The etiology of acrylamide neuropathy: Enolase, phosphofructokinase, and glyceraldehyde-3-phosphate dehydrogenase activities in peripheral nerve, spinal cord, brain, and skeletal muscle of acrylamide-intoxicated cats

Abstract

Previous studies have shown that the neurotoxin, acrylamide, inhibits several glycolytic enzymes when tested in vitro and that the activity of neuron-specific enolase (NSE) is decreased in rats treated with neurotoxic doses of acrylamide. To determine whether the effect on NSE was species specific and whether glyceraldehyde-3-phosphate dehydrogenase (GAPDH) and phosphofructokinase (PFK) activities were decreased in vivo, cats were treated with either 15 or 30 mg/kg/day of acrylamide for 10 days. Twenty-four hours after the last injection, samples of sciatic nerve, brain, spinal cord, and skeletal muscle were assayed for total enolase, NSE, GAPDH, and PFK activities.
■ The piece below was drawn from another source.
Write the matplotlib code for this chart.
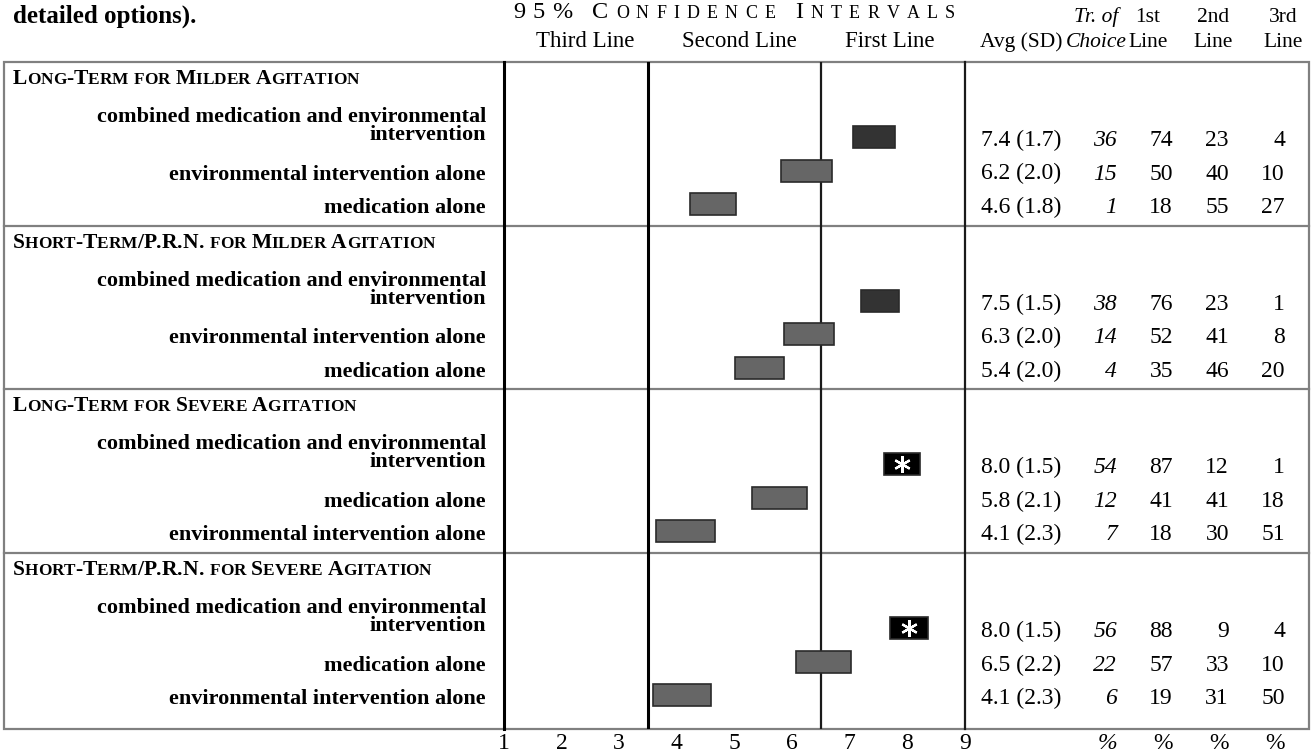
import matplotlib
matplotlib.use("Agg")
import matplotlib.pyplot as plt
from matplotlib.patches import Rectangle

plt.rcParams['font.family'] = ['Liberation Serif', 'DejaVu Serif']

# ---- ratings: one list per scenario, options in the order they are listed ----
scenarios = ["Long-Term for Milder Agitation",
             "Short-Term/P.R.N. for Milder Agitation",
             "Long-Term for Severe Agitation",
             "Short-Term/P.R.N. for Severe Agitation"]

COMBINED = "combined medication and environmental intervention"
ENV = "environmental intervention alone"
MED = "medication alone"
options = [[COMBINED, ENV, MED],
           [COMBINED, ENV, MED],
           [COMBINED, MED, ENV],
           [COMBINED, MED, ENV]]

# 95% confidence interval of the mean rating
ci_low = [[7.05, 5.80, 4.23], [7.20, 5.86, 5.00], [7.59, 5.31, 3.63], [7.69, 6.07, 3.58]]
ci_high = [[7.78, 6.69, 5.03], [7.85, 6.72, 5.86], [8.22, 6.25, 4.66], [8.36, 7.02, 4.59]]

avg = [[7.4, 6.2, 4.6], [7.5, 6.3, 5.4], [8.0, 5.8, 4.1], [8.0, 6.5, 4.1]]
sd = [[1.7, 2.0, 1.8], [1.5, 2.0, 2.0], [1.5, 2.1, 2.3], [1.5, 2.2, 2.3]]
tr_choice = [[36, 15, 1], [38, 14, 4], [54, 12, 7], [56, 22, 6]]
first_line = [[74, 50, 18], [76, 52, 35], [87, 41, 18], [88, 57, 19]]
second_line = [[23, 40, 55], [23, 41, 46], [12, 41, 30], [9, 33, 31]]
third_line = [[4, 10, 27], [1, 8, 20], [1, 18, 51], [4, 10, 50]]

scale_ticks = list(range(1, 10))
line_bounds = [3.5, 6.5]        # third / second / first line cut-offs
line_names = ["Third Line", "Second Line", "First Line"]

# ---- page geometry (pixels, y downwards) ----
W, H = 1315, 753
FL, FR, FT, FB = 4, 1309, 62, 729        # outer frame
X1, X9 = 504, 965                        # where 1 and 9 sit on the scale
SEC_H = 163.7
ROW0, ROW_STEP = 75, 33.5

fig = plt.figure(figsize=(W / 100, H / 100), dpi=100)
page = fig.add_axes([0, 0, 1, 1])
page.set_xlim(0, W)
page.set_ylim(H, 0)
page.axis('off')
renderer = fig.canvas.get_renderer()

ax = fig.add_axes([X1 / W, 1 - FB / H, (X9 - X1) / W, (FB - FT) / H])
ax.set_xlim(1, 9)
ax.set_ylim(FB, FT)
ax.patch.set_alpha(0)
for s in ax.spines.values():
    s.set_visible(False)
ax.set_yticks([])
ax.set_xticks(scale_ticks)
ax.tick_params(axis='x', length=0, pad=3, labelsize=17)


def width_of(s, size, weight='normal'):
    t = page.text(0, 0, s, fontsize=size, fontweight=weight)
    w = t.get_window_extent(renderer).width
    t.remove()
    return w


def advance(ch, size, weight):
    return width_of('I' + ch + 'I', size, weight) - width_of('II', size, weight)


def caps_width(s, size, weight='normal', ratio=0.76):
    return sum(advance(c.upper(), size * ratio if c.islower() else size, weight) for c in s)


def small_caps(x, y, s, size, weight='normal', ratio=0.76, track=0.0):
    for ch in s:
        fs = size * ratio if ch.islower() else size
        g = ch.upper()
        if g != ' ':
            page.text(x, y, g, fontsize=fs, fontweight=weight, va='baseline', ha='left')
        x += advance(g, fs, weight) + track
    return x


# ---- frame and grid ----
page.add_patch(Rectangle((FL, FT), FR - FL, FB - FT, fill=False, ec='#808080', lw=1.6))
sec_tops = [FT + k * SEC_H for k in range(len(scenarios))]
for y in sec_tops[1:]:
    page.plot([FL, FR], [y, y], color='#808080', lw=1.6)

ax.axvline(1, color='black', lw=2.2, clip_on=False)
ax.axvline(line_bounds[0], color='black', lw=2.2)
ax.axvline(line_bounds[1], color='#1a1a1a', lw=1.6)
ax.axvline(9, color='#1a1a1a', lw=1.6, clip_on=False)

# ---- headers ----
page.text(13, 23, "detailed options).", fontsize=18, fontweight='bold', va='baseline')

title = "95% Confidence Intervals"
natural = caps_width(title, 17.5, ratio=0.74)
track = (442 - natural) / (len(title) - 1)
small_caps(513, 18, title, 17.5, ratio=0.74, track=track)

for name, cx in zip(line_names, [585, 739, 890]):
    page.text(cx, 47, name, fontsize=16.5, ha='center', va='baseline')

HDR = 15.5
page.text(1021, 47, "Avg (SD)", fontsize=HDR, ha='center', va='baseline')
page.text(1096, 22, "Tr. of", fontsize=HDR, style='italic', ha='center', va='baseline')
page.text(1096, 47, "Choice", fontsize=HDR, style='italic', ha='center', va='baseline')
for top, cx in zip(["1st", "2nd", "3rd"], [1148, 1213, 1283]):
    page.text(cx, 22, top, fontsize=HDR, ha='center', va='baseline')
    page.text(cx, 47, "Line", fontsize=HDR, ha='center', va='baseline')

# ---- rows ----
AVG_X = 981
COL_R = [1117, 1173, 1229, 1285]

for k, scen in enumerate(scenarios):
    top = sec_tops[k]
    small_caps(13, top + 22, scen, 15.5, weight='bold', ratio=0.8)
    ys = [top + ROW0 + i * ROW_STEP for i in range(len(options[k]))]
    lows = ci_low[k]
    widths = [h - l for l, h in zip(lows, ci_high[k])]
    colors = []
    for i in range(len(ys)):
        if tr_choice[k][i] >= 50:
            colors.append('black')
        elif lows[i] >= line_bounds[1]:
            colors.append('#333333')
        else:
            colors.append('#666666')
    ax.barh(ys, widths, left=lows, height=22, color=colors,
            edgecolor='#2a2a2a', linewidth=1.2, zorder=3)

    for i, y in enumerate(ys):
        if tr_choice[k][i] >= 50:
            ax.plot(lows[i] + widths[i] / 2, y, marker=(6, 2, 0), ms=12, mew=1.6,
                    color='white', zorder=4)
        label = options[k][i]
        base = y + 9
        if label == COMBINED:
            page.text(486, base - 24, "combined medication and environmental", fontsize=16,
                      fontweight='bold', ha='right', va='baseline')
            page.text(486, base - 6, "intervention", fontsize=16,
                      fontweight='bold', ha='right', va='baseline')
        else:
            page.text(486, base, label, fontsize=16, fontweight='bold', ha='right', va='baseline')

        page.text(AVG_X, base, f"{avg[k][i]:.1f} ({sd[k][i]:.1f})", fontsize=17, va='baseline')
        page.text(COL_R[0], base, str(tr_choice[k][i]), fontsize=17, style='italic',
                  ha='right', va='baseline')
        for col, vals in zip(COL_R[1:], [first_line, second_line, third_line]):
            page.text(col, base, str(vals[k][i]), fontsize=17, ha='right', va='baseline')

# ---- unit row under the table ----
page.text(COL_R[0], 749, "%", fontsize=17, style='italic', ha='right', va='baseline')
for col in COL_R[1:]:
    page.text(col, 749, "%", fontsize=17, ha='right', va='baseline')

fig.savefig("out.png", dpi=100)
The low and high doses of acrylamide resulted in the following respective decreases in NSE activity: 62.1 and 69.7% in the distal peripheral nerve and 37.1 and 45.4% in brain. GAPDH activity was similarly depressed in brain and both proximal and distal portions of the sciatic nerve. Additionally, all other tissues showed significant reductions in GAPDH. Neither total enolase activity of peripheral nerve, spinal cord, and skeletal muscle nor PFK activity in these tissues and in brain was decreased. In contrast, PFK in gastrocnemius muscle was increased 700% by the high dose of acrylamide, which may represent a compensatory mechanism. These data support the hypothesis that the mechanism of the toxic action of acrylamide involves inhibition of glycolysis at two enzymatic sites and that the selectivity exhibited by the toxic agent resides in its ability to inhibit a neuron-specific isoenzyme.